Since retraction only moves the datoms from the current index to a history, data is in that way never completely deleted. If your use case (for instance related to GDPR compliance) requires complete data removal use the db.purge functions available in transactions:

  • :db/purge: removes a datom with given entity identifier, attribute and value
  • :db.purge/attribute: removes attribute datoms given an identifier and attribute name
  • :db.purge/entity: removes all datoms related to an entity given an entity identifier
  • :db.history.purge/before: removes all datoms from historical data before given date, useful for cleanup after some retention period
(require '[datahike.api :as d])

;; define simple schema
(def schema [{:db/ident :name
              :db/valueType :db.type/string
              :db/unique :db.unique/identity
              :db/index true
              :db/cardinality :db.cardinality/one}
             {:db/ident :age
              :db/valueType :db.type/long
              :db/cardinality :db.cardinality/one}])

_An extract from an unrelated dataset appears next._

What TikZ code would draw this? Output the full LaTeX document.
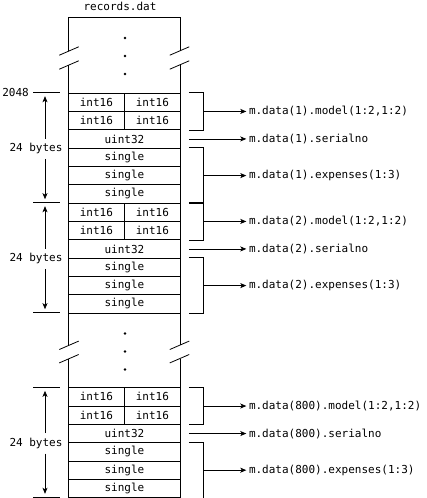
\documentclass[tikz,border=0pt]{standalone}
\usepackage{fontspec}
\setmonofont{DejaVu Sans Mono}
\usetikzlibrary{arrows.meta,calc}
\begin{document}
\begin{tikzpicture}[x=1pt,y=-1pt,
  every node/.style={font=\ttfamily\fontsize{11}{13}\selectfont},
  line/.style={line width=0.8pt},
  cellhalf/.style={draw, line width=0.8pt, minimum width=56pt, minimum height=18.33pt, inner sep=0pt, anchor=north west},
  cellfull/.style={cellhalf, minimum width=112pt},
  arr/.style={line width=0.8pt, -{Stealth[length=6pt,width=5pt,inset=1.5pt]}},
  lab/.style={anchor=west, inner sep=0pt},
  dimtext/.style={inner sep=0pt, minimum height=20pt},
]
\useasboundingbox (0,0) rectangle (426,498);

% title
\node (title) at (120,6.5) {records.dat};

% outer column
\draw[line] (68,51) -- (68,17.3) -- (180,17.3) -- (180,51);
\draw[line] (68,65) -- (68,92.7);
\draw[line] (180,65) -- (180,92.7);
\draw[line] (68,312.7) -- (68,345.3);
\draw[line] (68,358.7) -- (68,387.3);
\draw[line] (180,312.7) -- (180,345.3);
\draw[line] (180,358.7) -- (180,387.3);
\foreach \yc in {51,65,345.3,358.7}
  \foreach \xc in {69,179.5}
    \draw[line] ({\xc-9.7},{\yc+4.2}) -- ({\xc+9.7},{\yc-4.2});
\foreach \yy in {38,56,74,333.5,351.5,369.5}
  \fill (125,\yy) circle (1.4);

% 2048 label
\node[anchor=east, inner sep=0pt] (n2048) at (29,92.7) {2048};

\foreach \b/\top/\n in {1/92.7/1, 2/202.7/2, 3/387.3/800}{
  \node[cellhalf] (i\b-a) at (68,\top) {int16};
  \node[cellhalf] (i\b-b) at (124,\top) {int16};
  \node[cellhalf] (i\b-c) at (68,{\top+18.33}) {int16};
  \node[cellhalf] (i\b-d) at (124,{\top+18.33}) {int16};
  \node[cellfull] (u\b) at (68,{\top+36.67}) {uint32};
  \node[cellfull] (s\b-a) at (68,{\top+55}) {single};
  \node[cellfull] (s\b-b) at (68,{\top+73.33}) {single};
  \node[cellfull] (s\b-c) at (68,{\top+91.67}) {single};
  % model bracket
  \draw[line] ([xshift=8pt]i\b-b.north east) -- ++(15,0) |- ([xshift=8pt]i\b-d.south east);
  \coordinate (m\b) at ($([xshift=23pt]i\b-b.north east)!0.5!([xshift=23pt]i\b-d.south east)$);
  \node[lab] (lm\b) at ($(m\b)+(45,0)$) {m.data(\n).model(1:2,1:2)};
  \draw[arr] (m\b) -- ([xshift=-2.5pt]lm\b.west);
  % serialno
  \node[lab] (ls\b) at ([xshift=68pt]u\b.east) {m.data(\n).serialno};
  \draw[arr] ([xshift=8pt]u\b.east) -- ([xshift=-2.5pt]ls\b.west);
  % expenses bracket
  \draw[line] ([xshift=8pt]s\b-a.north east) -- ++(15,0) |- ([xshift=8pt]s\b-c.south east);
  \coordinate (e\b) at ([xshift=23pt]s\b-b.east);
  \node[lab] (le\b) at ([xshift=68pt]s\b-b.east) {m.data(\n).expenses(1:3)};
  \draw[arr] (e\b) -- ([xshift=-2.5pt]le\b.west);
  % left dimension
  \draw[line] (33,\top) -- (60,\top);
  \draw[line] (33,{\top+110}) -- (60,{\top+110});
  \node[dimtext] (d\b) at (36,{\top+56}) {24 bytes};
  \coordinate (dt\b) at (45,\top);
  \coordinate (db\b) at (45,{\top+110});
  \draw[arr, shorten >=3.5pt] (dt\b |- d\b.north) -- (dt\b);
  \draw[arr, shorten >=3.5pt] (db\b |- d\b.south) -- (db\b);
}
\end{tikzpicture}
\end{document}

;; create our temporal database
(def cfg {:store {:backend :mem :id "purge-db"} :initial-tx schema})

(d/create-database cfg)

(def conn (d/connect cfg))


;; add data
(d/transact conn [{:name "Alice" :age 25}])

;; define simple query for name and age
(def query '[:find ?n ?a :where [?e :name ?n] [?e :age ?a]])

(d/q query  @conn)
;; => #{["Alice" 25]}

(d/transact [[:db.purge/entity [:name "Alice"]]])

;; data was removed from current database view
(d/q query  @conn)
;; => #{}

;; data was also removed from history
(d/q query (history @conn))
;; => #{}

Have a look at the the time-travel namespace in the examples project for more examples.

Be aware: these functions are only available if temporal index is active. Don't use these functions to remove data by default.